Image (a), (b) and (c) in Fig. 1 are video images collected from three cameras with their resolution of \(816\times 612\). The displacement from Image (a) to (b) is \((565,-30)\). The displacement from Image (b) to (c) is (558, 26). Image (d), (e) and (f) are the SURF feature points extracted from the overlapping region among the three images.

Fig. 1.
figure 1

Surf keypoints of multiple video images

Figure 2 shows the matched images based on the nearest and second nearest neighbor method. As shown in Fig. 3, image (b) is the output of image (a) after exposure adjustment. The distance transform weighted map is shown in Fig. 4. Figure 5 shows the mask of the best stitch line. Figure 6 shows the result of multi-resolution image fusion.

Fig. 2.
figure 2

The schematic plot of matched feature points

Fig. 3.
figure 3

The schematic plot of exposure adjustment

Fig. 4.
figure 4

The distance transform weighted map

Fig. 5.
figure 5

The mask of the best stitch line

Fig. 6.
figure 6

The result of multi-resolution image fusion

The data collected from different stages of the experiment is shown in Tables 1 and 2. It can be seen from the data in Table 1 that using the phase correlation algorithm to estimate the overlapping region can effectively limited the number of detected feature points, improve the matching accuracy in subsequent steps, and boost matching efficiency. As shown in Table 2, the real-time stitching stage only involves the homography matrix H of space projection transformation, exposure adjustment parameters, and fusion matrix obtained during the offline stage. Since projection transformation and the fusion stage require relatively complex computation for each pixel in the panorama image the total time it takes for each frame on projection transformation, fusion, and color calibration using color parameters averages about 13 + 9 + 28 = 50 ms with a frame rate of 20 fps. Without the use of the CUDA parallel architecture, it would take about 221 + 9 + 38 = 268 ms for each frame, with a rate of only 3.7 fps.
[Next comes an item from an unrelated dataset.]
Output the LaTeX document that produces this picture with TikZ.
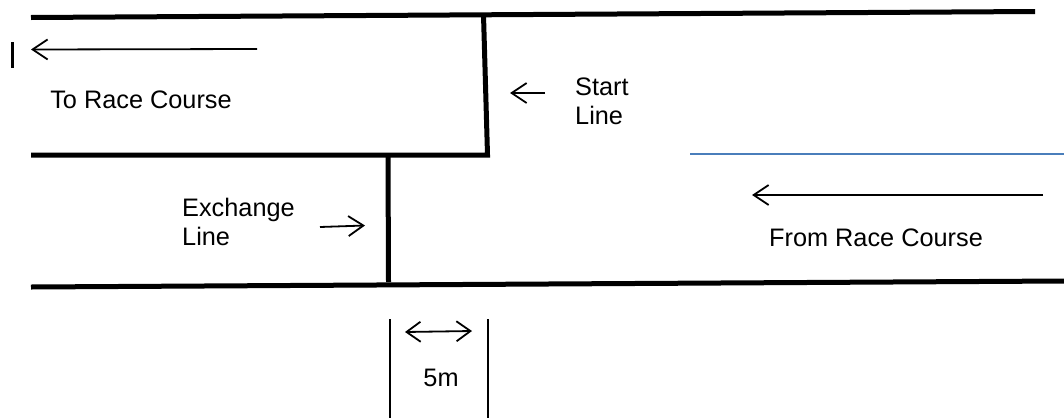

Table 1. The performance of using Phase Correlation or not
Table 2. The performance of using CUDA or not

6 Conclusions

The paper proposes a real-time multi-video stitching approach based on improved stitch line and multi-resolution fusion. Multiple live cameras are used to collect videos in real time. Firstly, phase correlation is adopted to calculate translation parameters between different video images from multiple live camera. Secondly, under the guidance of the parameters, the overlapping region between images is estimated, and then SURF feature points are for extracted only in overlapping region to save computation time and improve matching accuracy. Thirdly, by considering geometry and color, the heuristic search algorithm is used to find the optimal stitch line to eliminate seams in fusion stage, perform distance function transformation for the nearby area, and obtain the weight matrix. Finally, the multi-resolution image fusion is performed to deliver a smooth and seamless panorama video stream. CUDA is used to accelerate projection transformation and image fusion so that the video stitched by the system achieves a frame rate of 20 fps.